Afterward, Logan and Lucy learn that his escaped friend George was also found and killed by one of the townsfolk. Caroline Marsh also has second thoughts about a marriage to a man like Logan who is devoted to the growth and development of his freight line and pack horse / mule enterprise work plus so frequently away on business; she breaks their engagement and instead accepts Vane Blazier's devotions, agreeing to marry him. Logan and Lucy are now then free to follow their hearts as they had initially discovered each other on the trail. They ride off into the sunset of the picturesque frontier Oregon scenery with ballad singer / guitar player and sometime miner Hi Linnet (Hoagy Carmichael) trotting behind on his mule warbling the film's theme song "'Ole Buttermilk Sky" (which was a popular big hit by Carmichael, Kay Kyser and others in that time period of the late 1940s and early 1950s).

==Cast==

- Dana Andrews as Logan Stuart
- Brian Donlevy as George Camrose
- Susan Hayward as Lucy Overmire
- Patricia Roc as Caroline Marsh
- Ward Bond as Honey Bragg
- Hoagy Carmichael as Hi Linnet
- Fay Holden as Mrs. Overmire
- Stanley Ridges as Jonas Overmire
- Lloyd Bridges as Johnny Steele
- Andy Devine as Ben Dance
- Victor Cutler as Vane Blazier
- Rose Hobart as Marta Lestrade
- Halliwell Hobbes as Clenchfield (Logan's tightwad business partner from Liverpool, England)
- James Cardwell as Gray Bartlett
- Onslow Stevens as Jack Lestrade, professional gambler
- Erville Alderson as Judge (uncredited)
- Richard Alexander as Miner (uncredited)
- Harlan Briggs as Dr. Balance (uncredited)
- Dorothy Peterson as Mrs. Dance (uncredited)
- Ray Teal as Neal Howison (uncredited)

==Reception==
The film's July 1946 premiere in Portland, Oregon, attracted large crowds of Oregonians. The arrival of Walter Wanger and the film's stars and other actors, featured a Native American ceremony and a parade through Portland's downtown streets led by the then 25th Governor of Oregon, Earl W. Snell.

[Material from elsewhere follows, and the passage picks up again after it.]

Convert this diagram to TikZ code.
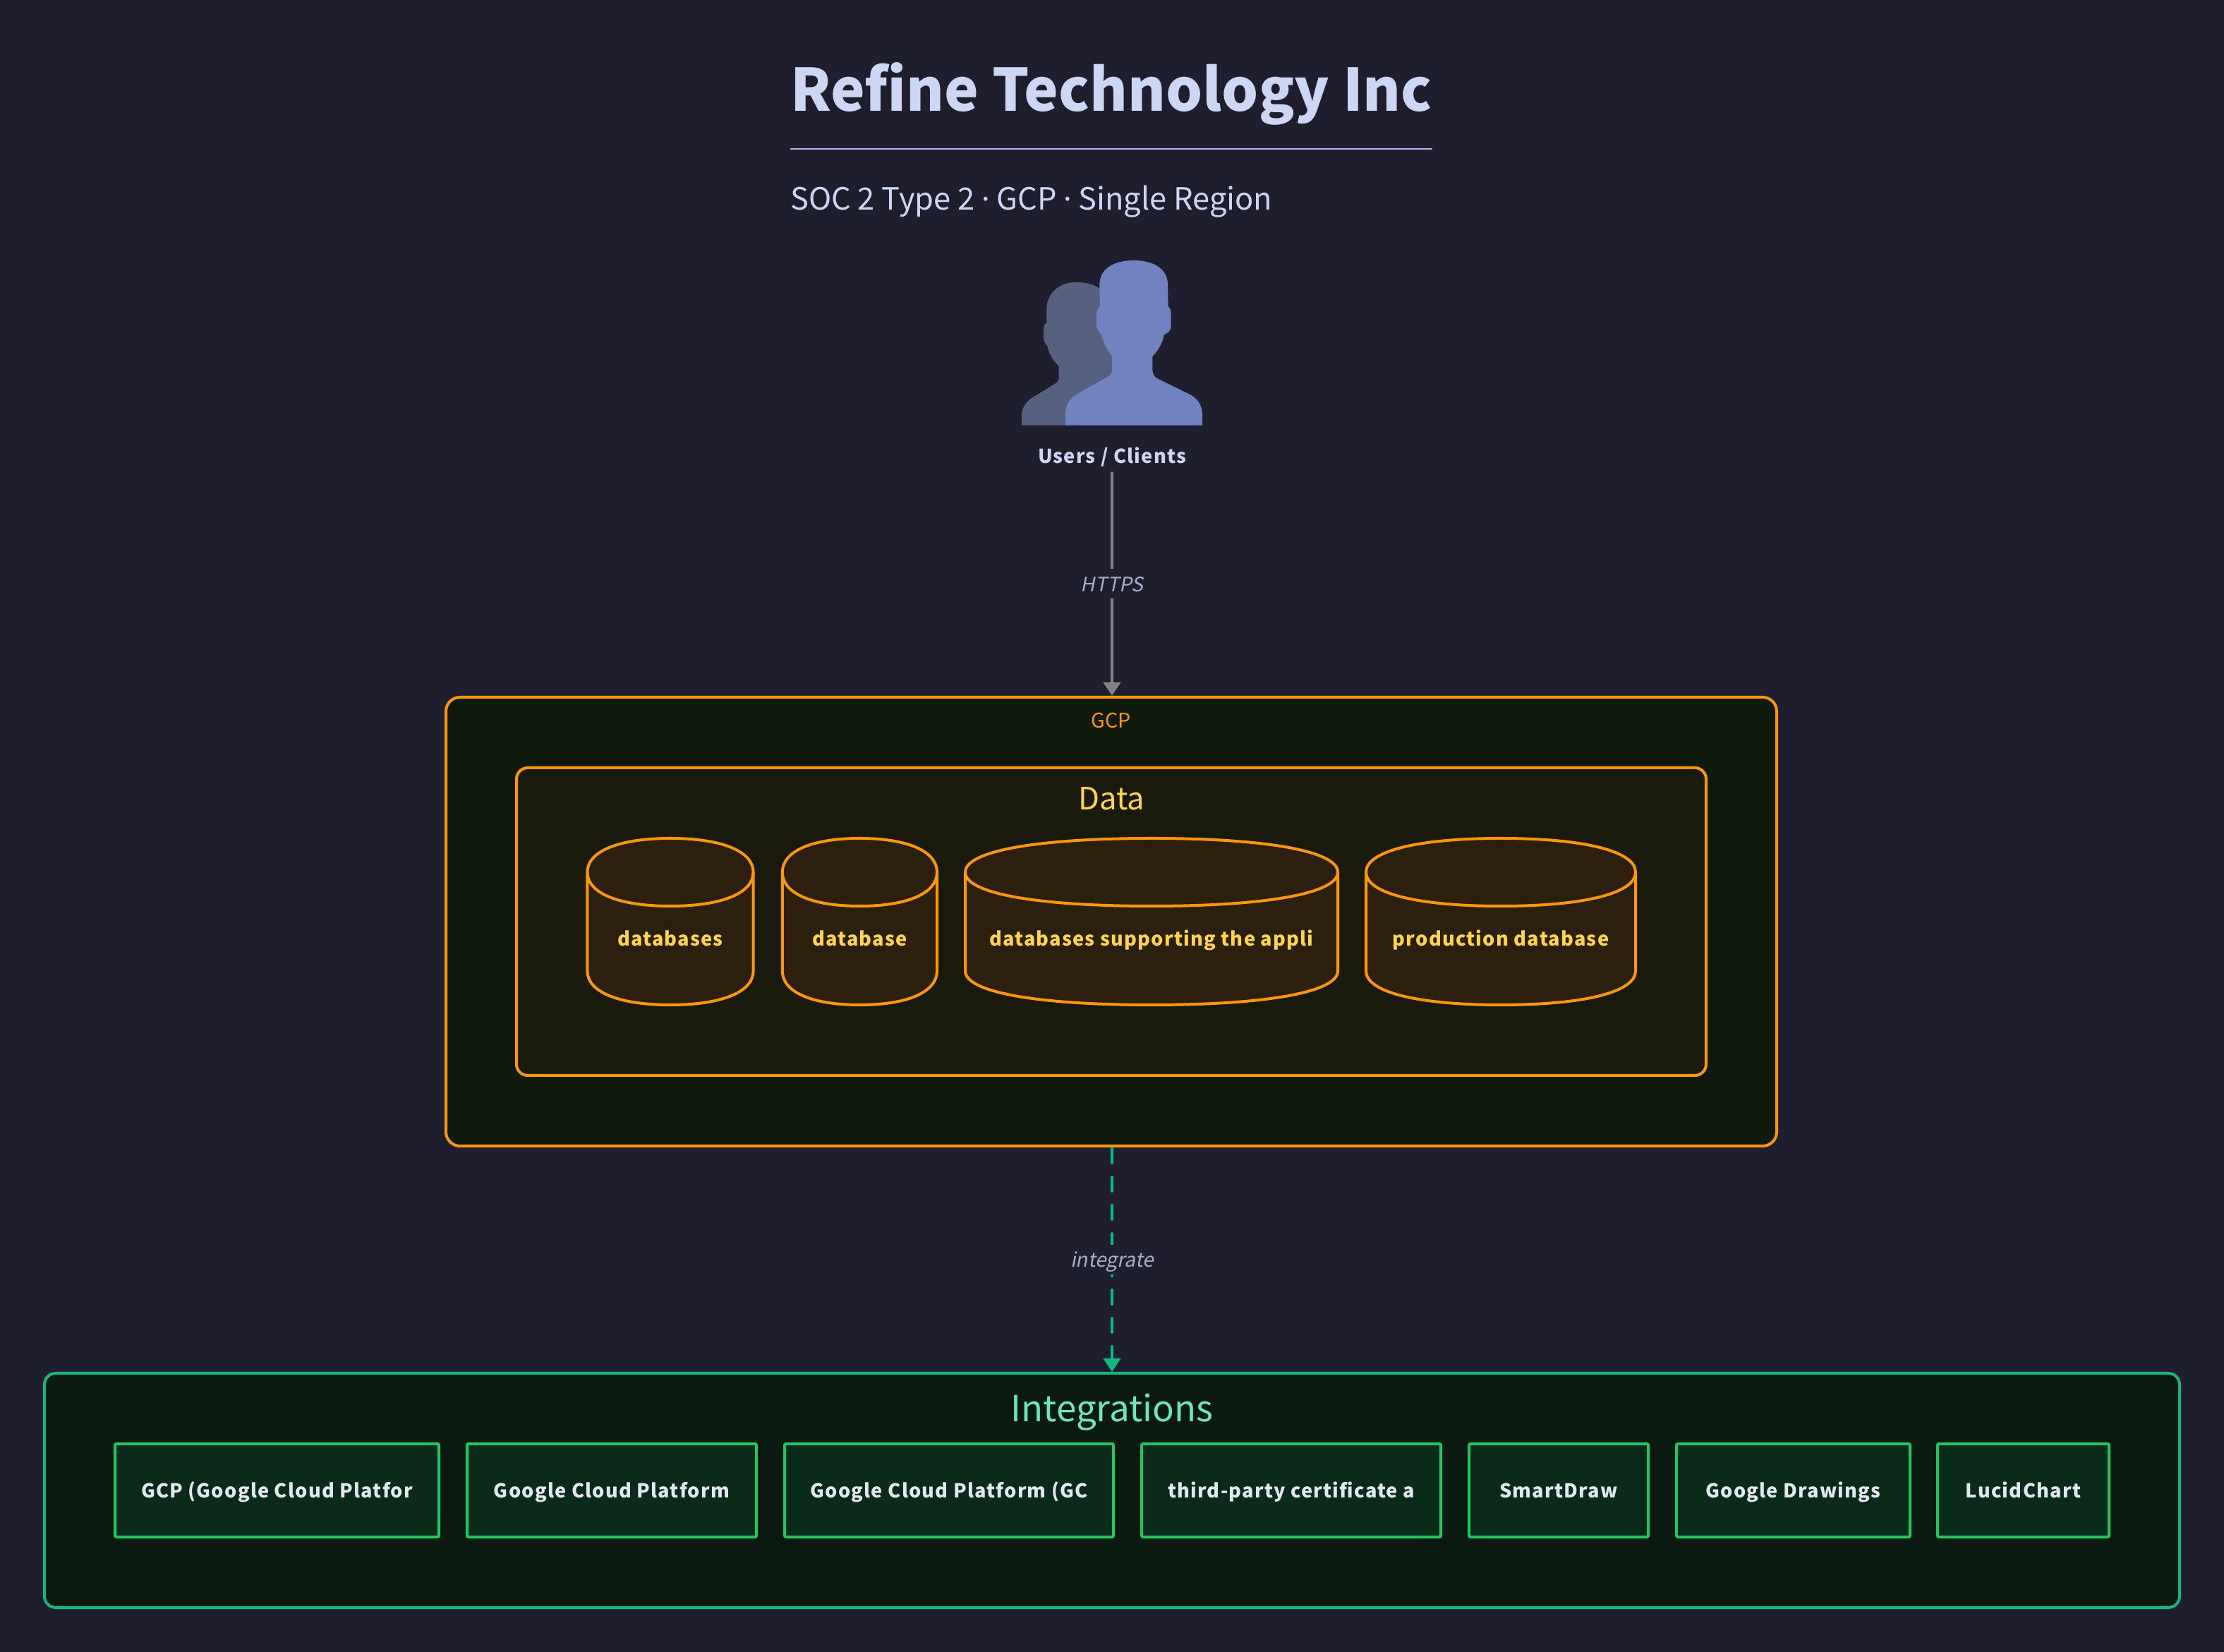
\documentclass[tikz,border=0pt]{standalone}
\usepackage{fontspec}
\setmainfont{Noto Sans CJK SC}
\newfontfamily\slantfont[FakeSlant=0.2]{Noto Sans CJK SC}
\newfontfamily\dotfont{Noto Sans}
\usetikzlibrary{arrows.meta}
\definecolor{pagebg}{HTML}{1E1E2E}
\definecolor{headtext}{HTML}{CDD6F4}
\definecolor{rulemauve}{HTML}{CBA6F7}
\definecolor{edgetext}{HTML}{A6ADC8}
\definecolor{edgegray}{HTML}{828282}
\definecolor{edgegreen}{HTML}{10B981}
\definecolor{gcporange}{HTML}{FF9800}
\definecolor{gcpfill}{HTML}{0F1A0C}
\definecolor{datafill}{HTML}{1A1A0C}
\definecolor{dbfill}{HTML}{2C1F0D}
\definecolor{dbtext}{HTML}{FFD54F}
\definecolor{intfill}{HTML}{0A1A10}
\definecolor{inttitle}{HTML}{6EE7B7}
\definecolor{boxgreen}{HTML}{22C55E}
\definecolor{boxfill}{HTML}{0A2A1A}
\definecolor{boxtext}{HTML}{E2E8F0}
\definecolor{userfront}{HTML}{7183BE}
\definecolor{userback}{HTML}{55617F}
\tikzset{
    panel/.style={draw,line width=2pt,inner sep=0pt},
    dbline/.style={draw=gcporange,fill=dbfill,line width=2pt},
    boldlabel/.style={inner sep=0pt,font=\fontsize{13.6}{15}\selectfont\bfseries\addfontfeature{LetterSpace=4.5}},
    dbnode/.style={boldlabel,anchor=base,text=dbtext},
    toolbox/.style={boldlabel,draw=boxgreen,fill=boxfill,line width=2pt,rounded corners=1pt,minimum height=66pt,text height=13pt,text depth=2.4pt,text=boxtext},
    edgelabel/.style={fill=pagebg,inner sep=0pt,minimum height=21pt,minimum width=40pt,text height=12.5pt,text depth=1.5pt,text=edgetext,font=\fontsize{14.1}{15}\selectfont\slantfont},
}
\begin{document}
\begin{tikzpicture}[x=1pt,y=1pt,>={Triangle[width=12pt,length=9.5pt]}]
        \useasboundingbox(0,0)rectangle(1576,1170);
        \fill[pagebg](-2,-2)rectangle(1578,1172);
        % heading
        \node[anchor=base west,inner sep=0pt,text=headtext,font=\fontsize{41.5}{44}\selectfont\bfseries\addfontfeature{FakeStretch=0.988}](title)at(560,1091.3){Refine Technology Inc};
        \draw[rulemauve,line width=1pt](560,1064.7)--(1015,1064.7);
        \node[anchor=base west,inner sep=0pt,text=headtext,font=\fontsize{21.7}{24}\selectfont](subtitle)at(560,1021.3){SOC 2 Type 2 {\dotfont·} GCP {\dotfont·} Single Region};
        % the two people
        \begin{scope}[shift={(700,1000)},x=0.16667pt,y=-0.16667pt]
            \fill[userback](144,788)--(144,745)..controls(144,715)and(160,690)..(190,670)--(285,612)..controls(296,605)and(302,597)..(302,585)--(302,538)..controls(278,512)and(260,485)..(252,448)..controls(242,440)and(237,430)..(237,415)--(237,375)..controls(237,365)and(242,357)..(250,352)--(250,295)..controls(250,225)and(305,180)..(375,180)..controls(420,180)and(455,190)..(480,210)--(540,500)--(540,590)--(360,700)--(360,788)--cycle;
            \fill[userfront](330,788)--(330,740)..controls(330,700)and(350,672)..(380,655)--(505,585)..controls(520,577)and(528,570)..(528,550)--(528,495)..controls(505,465)and(490,435)..(482,400)..controls(470,392)and(462,378)..(462,360)--(462,315)..controls(462,300)and(468,290)..(477,283)--(475,190)..controls(475,120)and(540,87)..(620,87)..controls(700,87)and(765,120)..(765,190)--(767,283)..controls(775,290)and(779,300)..(779,315)--(779,365)..controls(779,385)and(765,398)..(750,402)..controls(742,440)and(725,470)..(700,495)--(700,550)..controls(700,570)and(708,583)..(722,590)--(855,655)..controls(890,672)and(912,700)..(912,745)--(912,788)--cycle;
        \end{scope}
        \node[boldlabel,minimum height=20pt,text height=11pt,text depth=2pt,text=headtext](users)at(788,846){Users / Clients};
        % panels
        \node[panel,draw=gcporange,fill=gcpfill,rounded corners=10pt,minimum width=943pt,minimum height=318pt](gcp)at(787.5,517){};
        \node[anchor=base,inner sep=0pt,text=gcporange,font=\fontsize{14.3}{15}\selectfont](gcptitle)at(787.5,654){GCP};
        \node[panel,draw=gcporange,fill=datafill,rounded corners=8pt,minimum width=843pt,minimum height=218pt](data)at(787.5,517){};
        \node[anchor=base,inner sep=0pt,text=dbtext,font=\fontsize{21.8}{24}\selectfont](datatitle)at(787.5,596){Data};
        \foreach \dbname/\xl/\xr/\dblabel in{dbone/416.2/533.8/databases,dbtwo/554.4/664/database,dbthree/684/948/databases supporting the appli,dbfour/968/1159/production database}
            {
                \pgfmathsetmacro{\xm}{(\xl+\xr)/2}
                \pgfmathsetmacro{\kx}{0.62*(\xr-\xl)/2}
                \draw[dbline](\xl,552)..controls(\xl,566.9)and(\xm-\kx,576)..(\xm,576)..controls(\xm+\kx,576)and(\xr,566.9)..(\xr,552)--(\xr,482)..controls(\xr,467.1)and(\xm+\kx,458)..(\xm,458)..controls(\xm-\kx,458)and(\xl,467.1)..(\xl,482)--cycle;
                \draw[gcporange,line width=2pt](\xl,552)..controls(\xl,537.1)and(\xm-\kx,528)..(\xm,528)..controls(\xm+\kx,528)and(\xr,537.1)..(\xr,552);
                \node[dbnode](\dbname)at(\xm,499.7){\dblabel};
            }
        \node[panel,draw=edgegreen,fill=intfill,rounded corners=8pt,minimum width=1513pt,minimum height=166pt](integrations)at(788,114){};
        \node[anchor=base,inner sep=0pt,text=inttitle,font=\fontsize{25.5}{28}\selectfont](inttitle)at(788,163){Integrations};
        \foreach \boxname/\xl/\xr/\boxlabel in{gcpbox/81.5/311/GCP (Google Cloud Platfor,cloudbox/331/536/Google Cloud Platform,gcbox/556/789/Google Cloud Platform (GC,certbox/809/1021/third-party certificate a,smartbox/1041/1168/SmartDraw,drawbox/1188/1353.5/Google Drawings,lucidbox/1373/1494.5/LucidChart}
            {
                \pgfmathsetmacro{\bw}{\xr-\xl}
                \node[toolbox,minimum width=\bw pt](\boxname)at({(\xl+\xr)/2},114){\boxlabel};
            }
        % connectors
        \draw[->,edgegray,line width=2pt,line cap=round,shorten <=1pt](users.south)--(users.south|-gcp.north)node[midway,edgelabel](httpslabel){HTTPS};
        \draw[->,edgegreen,line width=2pt,line cap=round,dash pattern=on 10pt off 10pt,shorten <=1pt](integrations.north|-gcp.south)--(integrations.north)node[midway,edgelabel](integratelabel){integrate};
    \end{tikzpicture}
\end{document}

The location photography in the picturesque scenery of the Umpqua National Forest in the Cascade Range, near Crater Lake National Park of southern Oregon, and the performances by Hayward and Roc were praised by critics from Time news magazine and the prominent national daily "newspaper of record" The New York Times. The unsigned film review a month after its release in an August 1946 issue of the latter publication of The Times regretted the film's reliance on formulaic plot devices and characters typical of "sagebrush melodrama," but concluded that, "[w]eighing its good points against its bad ones, 'Canyon Passage' still has a very comfortable margin in its favor."

The film's reputation has grown substantially over the 78 years since despite its sporadic availability on various platforms and formats. Chris Fujiwara would call it as "one of the greatest westerns" in his book The Cinema of Nightfall: Jacques Tourneur and noted film critic and author Jonathan Rosenbaum, hailed it in 2006 as one of a dozen "eccentric Westerns", perhaps the most complex and most impressive of director Tourneur's westerns. Richard Brody, of The New Yorker magazine, would champion the film as well, describing it as "a complex array of subplots and side characters that offers a quasi-sociological view of frontier life. The relentless drinking, gambling, gunplay, and battles with Native Americans blend with struggles for love and money to evoke a raw and violent culture that plays, in the year after the Second World War, had ended, as utterly contemporary; avoiding history and politics, Tourneur serves up, in a dreamlike Technicolor glow, a pastoral film noir." Elliott Stein of The Village Voice would also call it in 2009, a "great, dazzling, underrated and unconventional Western...memorable largely for the director's concentration on the massive beauty of the American landscape."

According to Variety entertainment industry trade magazine, the film earned $2,250,000 in rentals in 1946 but resulted in a loss of $63,784.